When we found out we were having twins, we went to see a midwife I’d seen a handful of times and who had helped me through my miscarriage. Her recommendation was to see both the OBs in the office, as well as the midwives throughout my pregnancy and that I’d be “shared” by them, most likely resulting in a birth attended (in the OR for certain) by both a CNM and OB. Last week I saw one of the OBs, and while I did feel comfortable, the difference between a midwife and OB approach is notable. I was thrown for a loop when this OB was strongly recommending that I see only the OBs in their practice. Her rationalization was that most likely, I’d end up with one of them delivering my babies, anyways, so why not start with them. She explained that a variety of scenarios are likely to arise that would require them to step in: if I had a vaginal birth and the second baby was breech, if I needed a planned or emergency c-section, or need to use forceps to avoid a c-section. Essentially, she was saying that things would have to be picture perfect for a midwife to deliver both twins start to finish.

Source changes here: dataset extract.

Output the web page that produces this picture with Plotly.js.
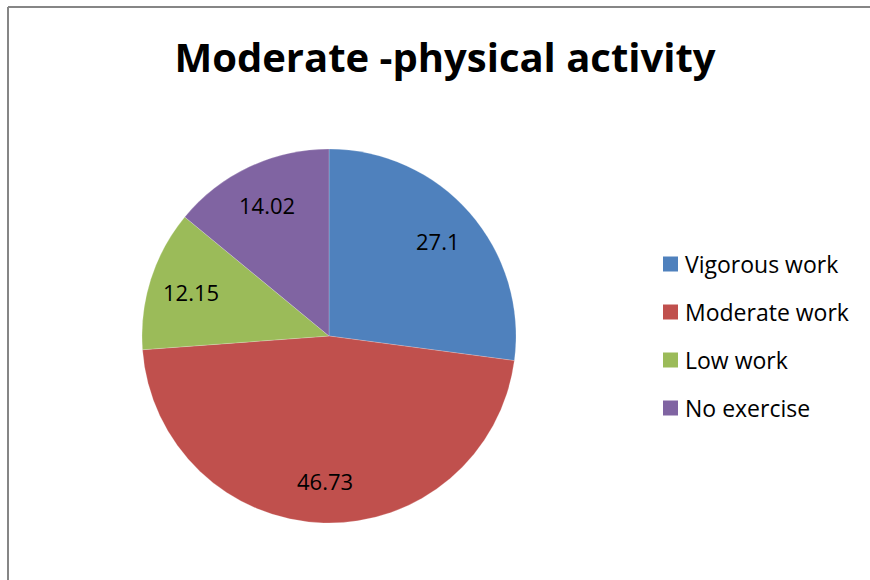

On the one hand, I’m trying to let go of the visions I’ve had in the past of a particular kind of pregnancy, labor and child-rearing. In a way, I feel silly to not just work with the doctor who has delivered FAR more sets of twins than my midwife, and feel that I should work toward accepting the doctors will do whatever is safest for my babies and me on D-day. The other, more stubborn, feminist part of me gets upset at the idea of having a pregnancy that could be pathologized from this point forward: labeled as “high-risk” and having the OB drive the train that she desires. I’m terrified of ending up with a c-section because I went with an OB who wanted to get things over with (which, admittedly, may be an unfair judgment of all OBs), when I could have had a vaginal birth if I went with a midwife.

I’m curious to hear from others who may have been faced with this dilemma. How did you decide whether to see a midwife or an OB? Did you end up just scheduling a c-section, to avoid all the potential ups and downs of a vaginal twin delivery? Did you try for a vaginal birth with your multiples, but end up with a c-section anyways, after complications got in the way? I’d love to hear any thoughts, advice or perspectives I’m missing.